Don’t misunderstand me; I need to go. Campus claustrophobia runs deep, and even the most beloved of Chambo quads becomes, in a certain twilight gloom, a cage of fairy lights and Klimt prints.

Though I am clearly struggling to cope with this rather routine transition, it is not my first goodbye. My desire to leave New York began early. I have never been entirely sure of what caused my aversion to where I am from. Maybe I inherited it from my father (another malcontented native New Yorker), or maybe it’s a reaction to too many knees scraped on asphalt or the time I was yelled at by a Parks Department officer for climbing a tree. Regardless, I never felt suited to home, and, as I am prone to do, I made that discomfort known. I was 11 or 12 when my father gave me a book entitled “Goodbye to All That,” a collection of essays about escaping New York. I don’t think I ever read it, but I never forgot the gesture. It was a symbol of tacit understanding, of our shared secret of wanting out.

The collections, I imagine, might have absolved me of guilt over my sinful desire to leave “The City.” What I didn’t know at the time, and wouldn’t learn for years, is that “Goodbye to All That” is named after an essay by Joan Didion, which is arguably the only piece of writing that makes it cool to leave New York. Anyone who has read the essay, or any Didion for that matter, understands why hordes of young women worship at her altar. Joan Didion epitomizes a certain type of intellectual cool and though she died recently and was, before that, very old, much of her writing elucidated what it is to be young and to know it and to suffer all the same.

Didion’s writing rang clear and true to me at 17, when I declared to my mildly disinterested parents that I would not apply to colleges within 50 miles of a city (my sincerest apologies to Portland). I was saying goodbye, determined to leave “all that” behind, at least for what were going to be the most important four years of my life. I can laugh at my 17-year-old self now, and I do; she is a funny subject. But I fear that this 21-year-old self will become the butt of the same joke.

Now, with another goodbye rapidly approaching, I find myself turning back to Didion, the diminutive queen of California. Though she has not given me a brilliant, but relatable, recollection of leaving Bowdoin College, there is no one better to provide assurance that the restlessness, the need to go and the fear of going have all been felt before—and have at least produced the perfect essay.

It might be misguided to put so much stock in one who was prone to delusions of snakes in baby bassinets, especially when there is plenty of other source material. The canon of bildungsromans adopt the pastoral tone more appropriate for leaving Bowdoin than your Upper East Side one-bedroom apartment. I fear, though, that they continually miss the point. They are too focused on telling you that it will be alright, that growing up happens to all of us and most make do. The point of Didion’s recurrently relevant thesis is that of course it will be okay; I know that, and yet, anguish persists. It is obviously funny that I would imagine myself as a brunette Tippi Hedren, and the CXD emails my Hitchcockian birds. I will be fine, but I still find myself ducking beneath tables in HL at the sounding of an Outlook notification.

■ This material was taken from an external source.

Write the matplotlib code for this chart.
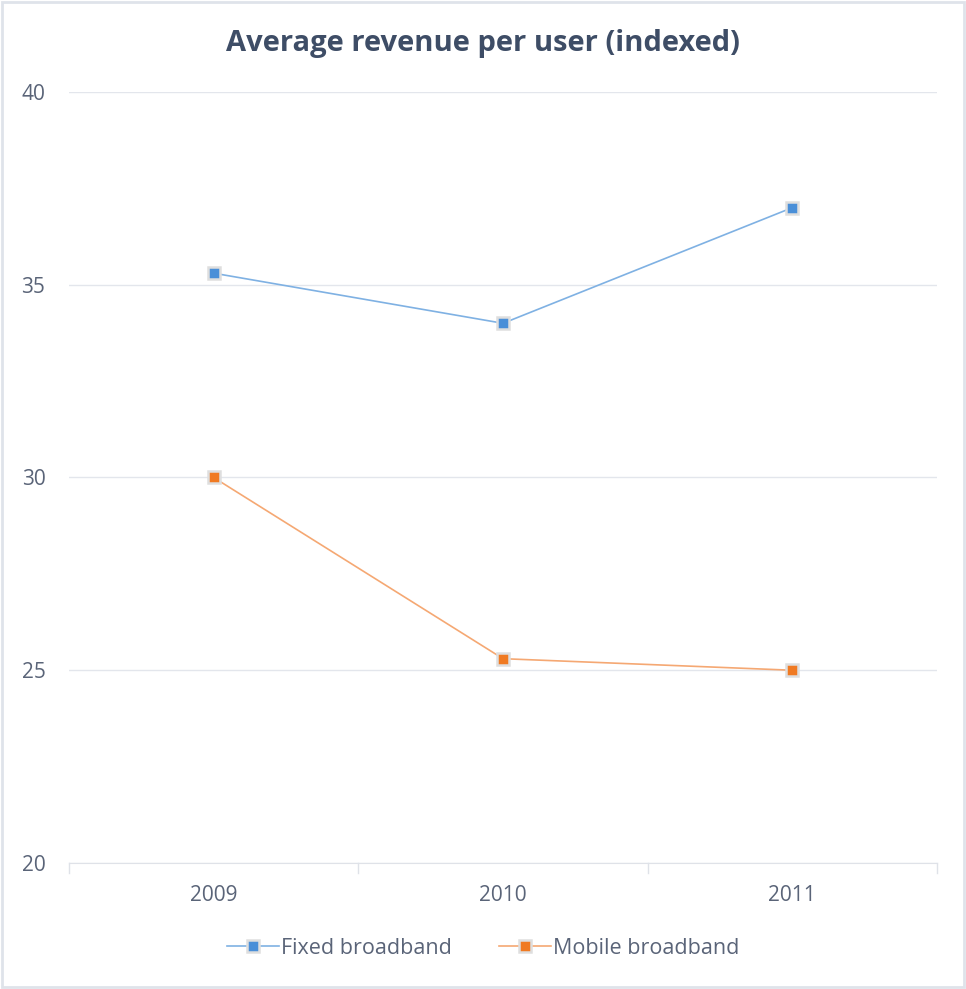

In an attempt to milk an anxious period for all its literary worth, I am determined to find some solace in this self-indulgence. The prospect of building a life unguided by Big-Brother-Bowdoin is full of promise and novelty but also the threat of having to do my own dishes. Besides, this is hardly a surprising exodus. Bowdoin was always going to end; it could never be “all that.” The time has come to say goodbye to just this.